Nicola Raffone

A geochemical investigation of trace elements in well RN-17 at Reykjanes geothermal system, SW-Iceland

Here we present the results of an investigation of well RN-17 at Reykjanes geothermal system (Reykjanes Peninsula, SW-Iceland). We show that the adoption of micro-spot secondary ion mass spectrometry (SIMS) together with bulk-rock techniques, such as X-ray fluorescence (XRF), inductively coupled plasma mass spectrometry (ICP-MS), and thermal ionisation mass spectrometry (TIMS) carried out on 10 basaltic drill-cuttings over a depth of 3000 m gives us insights into the geochemical characteristics of the well. Whole rock and mineral phases, i.e., plagioclase, clinopyroxene, epidote and amphibole, indicate that the rocks pertaining to the cuttings were affected by hydrothermal alteration that has been able to modify significantly the Sr isotope ratios and the concentration of K, Rb, Cs, Ba and B. Seawater/rock ratio, evaluated for 87 Sr/ 86 Sr, achieved its maximum for the shallow cutting RN-17-650, decreasing although not systematically with depth, with the minimum value for the deep cutting RN-17-2800. Moreover, the occurrence of Na-rich plagioclase, epidote and amphibole down to the well bottom are evidence of the persistence of fluid/rock interaction at depth.

An investigation of trace and isotope light elements in mineral phases from well RN-17 (Reykjanes Peninsula, SW Iceland)

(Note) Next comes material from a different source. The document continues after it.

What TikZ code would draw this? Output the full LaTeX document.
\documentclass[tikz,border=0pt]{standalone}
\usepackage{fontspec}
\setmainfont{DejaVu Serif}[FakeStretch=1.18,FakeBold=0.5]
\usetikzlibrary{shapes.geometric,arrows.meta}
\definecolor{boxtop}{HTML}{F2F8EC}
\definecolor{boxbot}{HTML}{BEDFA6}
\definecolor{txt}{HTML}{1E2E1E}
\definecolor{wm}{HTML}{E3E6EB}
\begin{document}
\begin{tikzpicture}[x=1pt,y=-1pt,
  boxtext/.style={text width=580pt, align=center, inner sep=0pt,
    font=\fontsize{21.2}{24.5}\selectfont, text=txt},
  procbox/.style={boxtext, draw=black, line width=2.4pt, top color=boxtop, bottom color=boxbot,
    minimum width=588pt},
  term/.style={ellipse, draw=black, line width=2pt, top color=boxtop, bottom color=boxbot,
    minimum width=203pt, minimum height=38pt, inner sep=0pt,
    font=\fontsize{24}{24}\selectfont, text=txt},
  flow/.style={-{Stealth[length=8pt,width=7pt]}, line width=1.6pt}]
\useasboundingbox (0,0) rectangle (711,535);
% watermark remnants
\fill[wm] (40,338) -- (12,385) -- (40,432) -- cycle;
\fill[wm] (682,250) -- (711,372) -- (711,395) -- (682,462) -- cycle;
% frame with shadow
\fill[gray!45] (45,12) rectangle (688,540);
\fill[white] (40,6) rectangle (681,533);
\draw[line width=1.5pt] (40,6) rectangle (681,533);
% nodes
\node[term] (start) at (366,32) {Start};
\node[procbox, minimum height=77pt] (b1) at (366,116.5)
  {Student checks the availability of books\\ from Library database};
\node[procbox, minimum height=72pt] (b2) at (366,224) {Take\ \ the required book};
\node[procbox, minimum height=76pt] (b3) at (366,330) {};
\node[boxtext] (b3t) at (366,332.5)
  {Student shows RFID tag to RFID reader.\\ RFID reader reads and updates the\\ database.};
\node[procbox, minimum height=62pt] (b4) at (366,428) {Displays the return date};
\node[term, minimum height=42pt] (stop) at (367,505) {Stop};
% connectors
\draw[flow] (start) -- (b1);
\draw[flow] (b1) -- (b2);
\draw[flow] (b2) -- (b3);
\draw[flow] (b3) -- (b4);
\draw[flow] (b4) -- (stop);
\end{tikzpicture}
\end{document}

The light lithophile (Li, Be and B) and halogen (F, Cl) elements are powerful tracers of fluid transfer due to their mobility during high temperature hydrothermal processes and metamorphic devolatilisation. Moreover, although a great deal of studies have been carried out on these elements in whole rock and minerals of altered rocks from divergent and convergent plate margins, an inventory for mineral phases from the altered Icelandic oceanic crust is still incomplete. In the present paper we report the results of in situ EPMA and SIMS investigations on variously altered magmatic (plagioclase and clinopyroxene) and hydrothermal phases (amphibole and epidote) from selected cuttings drilled at different depths (400 – 3000 m) of the well RN-17, Reykjanes geothermal system (SW Iceland). Our study has benefited from the use of high-magnification SEM investigations; from ICP-MS on Li, P-TIMS determinations of boron isotope composition (δ11B) and ID analyses of B contents on the whole rock. Particularly, SIMS data on epidote have shown that alteration beneath Reykjanes has been more efficient in the shallow and intermediate cuttings, while whole rock data on boron isotope composition have revealed that the alteration has been caused firstly by δ11B-poor fluids and successively by δ11B-rich seawater-hydrothermal fluids.